_OBJECTIVE_
Repeat the records exactly. Every line must match.

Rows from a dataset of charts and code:

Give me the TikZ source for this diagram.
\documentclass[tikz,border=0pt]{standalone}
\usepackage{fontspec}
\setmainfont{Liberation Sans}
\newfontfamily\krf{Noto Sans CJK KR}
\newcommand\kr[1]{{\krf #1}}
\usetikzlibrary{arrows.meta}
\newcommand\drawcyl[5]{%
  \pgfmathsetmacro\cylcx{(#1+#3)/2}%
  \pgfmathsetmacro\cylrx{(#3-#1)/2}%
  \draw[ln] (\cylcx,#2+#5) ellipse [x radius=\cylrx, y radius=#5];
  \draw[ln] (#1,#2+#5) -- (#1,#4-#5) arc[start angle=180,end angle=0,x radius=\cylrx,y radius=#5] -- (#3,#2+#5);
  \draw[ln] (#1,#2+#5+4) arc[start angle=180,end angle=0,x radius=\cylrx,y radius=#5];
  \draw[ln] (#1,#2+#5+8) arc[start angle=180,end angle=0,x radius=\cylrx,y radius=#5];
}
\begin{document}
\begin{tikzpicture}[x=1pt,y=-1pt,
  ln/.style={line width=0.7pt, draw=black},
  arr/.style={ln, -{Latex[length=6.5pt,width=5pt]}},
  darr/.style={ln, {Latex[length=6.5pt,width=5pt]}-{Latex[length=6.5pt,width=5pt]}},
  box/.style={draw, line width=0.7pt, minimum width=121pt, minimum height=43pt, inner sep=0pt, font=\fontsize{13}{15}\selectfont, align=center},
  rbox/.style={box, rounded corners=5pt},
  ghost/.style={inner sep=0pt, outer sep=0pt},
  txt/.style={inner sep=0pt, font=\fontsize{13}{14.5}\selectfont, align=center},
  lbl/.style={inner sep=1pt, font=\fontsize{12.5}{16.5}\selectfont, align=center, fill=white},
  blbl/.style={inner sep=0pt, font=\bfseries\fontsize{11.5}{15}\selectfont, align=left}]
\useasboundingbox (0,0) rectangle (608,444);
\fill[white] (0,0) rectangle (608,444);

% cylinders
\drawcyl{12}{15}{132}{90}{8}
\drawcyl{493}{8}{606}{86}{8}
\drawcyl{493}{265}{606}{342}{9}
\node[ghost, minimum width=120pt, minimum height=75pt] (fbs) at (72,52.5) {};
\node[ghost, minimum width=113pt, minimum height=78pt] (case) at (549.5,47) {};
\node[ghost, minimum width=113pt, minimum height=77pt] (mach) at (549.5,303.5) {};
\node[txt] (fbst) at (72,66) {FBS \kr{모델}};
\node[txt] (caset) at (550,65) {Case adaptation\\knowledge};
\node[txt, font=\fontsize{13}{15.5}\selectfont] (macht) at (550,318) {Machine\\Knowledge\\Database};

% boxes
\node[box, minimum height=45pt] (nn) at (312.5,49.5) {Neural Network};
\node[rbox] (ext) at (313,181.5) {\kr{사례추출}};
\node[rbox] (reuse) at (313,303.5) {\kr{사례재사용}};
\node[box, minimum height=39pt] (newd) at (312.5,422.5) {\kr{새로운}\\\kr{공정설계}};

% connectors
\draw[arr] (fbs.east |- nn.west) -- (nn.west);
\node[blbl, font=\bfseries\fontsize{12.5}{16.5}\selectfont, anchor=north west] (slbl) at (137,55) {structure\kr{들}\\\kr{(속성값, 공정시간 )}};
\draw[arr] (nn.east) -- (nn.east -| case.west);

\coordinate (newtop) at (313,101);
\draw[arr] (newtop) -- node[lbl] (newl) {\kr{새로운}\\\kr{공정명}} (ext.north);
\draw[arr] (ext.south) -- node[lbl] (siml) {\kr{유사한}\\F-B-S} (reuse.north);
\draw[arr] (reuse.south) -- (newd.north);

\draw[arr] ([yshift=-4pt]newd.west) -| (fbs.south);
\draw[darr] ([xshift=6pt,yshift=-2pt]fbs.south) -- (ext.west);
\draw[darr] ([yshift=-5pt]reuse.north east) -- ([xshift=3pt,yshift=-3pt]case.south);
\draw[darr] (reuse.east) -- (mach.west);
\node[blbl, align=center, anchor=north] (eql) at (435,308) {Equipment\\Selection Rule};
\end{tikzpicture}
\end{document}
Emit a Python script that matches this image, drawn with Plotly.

_THE ANSWER_
Give me the TikZ source for this diagram.
\documentclass[tikz,border=0pt]{standalone}
\usepackage{fontspec}
\setmainfont{Liberation Sans}
\newfontfamily\krf{Noto Sans CJK KR}
\newcommand\kr[1]{{\krf #1}}
\usetikzlibrary{arrows.meta}
\newcommand\drawcyl[5]{%
  \pgfmathsetmacro\cylcx{(#1+#3)/2}%
  \pgfmathsetmacro\cylrx{(#3-#1)/2}%
  \draw[ln] (\cylcx,#2+#5) ellipse [x radius=\cylrx, y radius=#5];
  \draw[ln] (#1,#2+#5) -- (#1,#4-#5) arc[start angle=180,end angle=0,x radius=\cylrx,y radius=#5] -- (#3,#2+#5);
  \draw[ln] (#1,#2+#5+4) arc[start angle=180,end angle=0,x radius=\cylrx,y radius=#5];
  \draw[ln] (#1,#2+#5+8) arc[start angle=180,end angle=0,x radius=\cylrx,y radius=#5];
}
\begin{document}
\begin{tikzpicture}[x=1pt,y=-1pt,
  ln/.style={line width=0.7pt, draw=black},
  arr/.style={ln, -{Latex[length=6.5pt,width=5pt]}},
  darr/.style={ln, {Latex[length=6.5pt,width=5pt]}-{Latex[length=6.5pt,width=5pt]}},
  box/.style={draw, line width=0.7pt, minimum width=121pt, minimum height=43pt, inner sep=0pt, font=\fontsize{13}{15}\selectfont, align=center},
  rbox/.style={box, rounded corners=5pt},
  ghost/.style={inner sep=0pt, outer sep=0pt},
  txt/.style={inner sep=0pt, font=\fontsize{13}{14.5}\selectfont, align=center},
  lbl/.style={inner sep=1pt, font=\fontsize{12.5}{16.5}\selectfont, align=center, fill=white},
  blbl/.style={inner sep=0pt, font=\bfseries\fontsize{11.5}{15}\selectfont, align=left}]
\useasboundingbox (0,0) rectangle (608,444);
\fill[white] (0,0) rectangle (608,444);

% cylinders
\drawcyl{12}{15}{132}{90}{8}
\drawcyl{493}{8}{606}{86}{8}
\drawcyl{493}{265}{606}{342}{9}
\node[ghost, minimum width=120pt, minimum height=75pt] (fbs) at (72,52.5) {};
\node[ghost, minimum width=113pt, minimum height=78pt] (case) at (549.5,47) {};
\node[ghost, minimum width=113pt, minimum height=77pt] (mach) at (549.5,303.5) {};
\node[txt] (fbst) at (72,66) {FBS \kr{모델}};
\node[txt] (caset) at (550,65) {Case adaptation\\knowledge};
\node[txt, font=\fontsize{13}{15.5}\selectfont] (macht) at (550,318) {Machine\\Knowledge\\Database};

% boxes
\node[box, minimum height=45pt] (nn) at (312.5,49.5) {Neural Network};
\node[rbox] (ext) at (313,181.5) {\kr{사례추출}};
\node[rbox] (reuse) at (313,303.5) {\kr{사례재사용}};
\node[box, minimum height=39pt] (newd) at (312.5,422.5) {\kr{새로운}\\\kr{공정설계}};

% connectors
\draw[arr] (fbs.east |- nn.west) -- (nn.west);
\node[blbl, font=\bfseries\fontsize{12.5}{16.5}\selectfont, anchor=north west] (slbl) at (137,55) {structure\kr{들}\\\kr{(속성값, 공정시간 )}};
\draw[arr] (nn.east) -- (nn.east -| case.west);

\coordinate (newtop) at (313,101);
\draw[arr] (newtop) -- node[lbl] (newl) {\kr{새로운}\\\kr{공정명}} (ext.north);
\draw[arr] (ext.south) -- node[lbl] (siml) {\kr{유사한}\\F-B-S} (reuse.north);
\draw[arr] (reuse.south) -- (newd.north);

\draw[arr] ([yshift=-4pt]newd.west) -| (fbs.south);
\draw[darr] ([xshift=6pt,yshift=-2pt]fbs.south) -- (ext.west);
\draw[darr] ([yshift=-5pt]reuse.north east) -- ([xshift=3pt,yshift=-3pt]case.south);
\draw[darr] (reuse.east) -- (mach.west);
\node[blbl, align=center, anchor=north] (eql) at (435,308) {Equipment\\Selection Rule};
\end{tikzpicture}
\end{document}
Emit a Python script that matches this image, drawn with Plotly.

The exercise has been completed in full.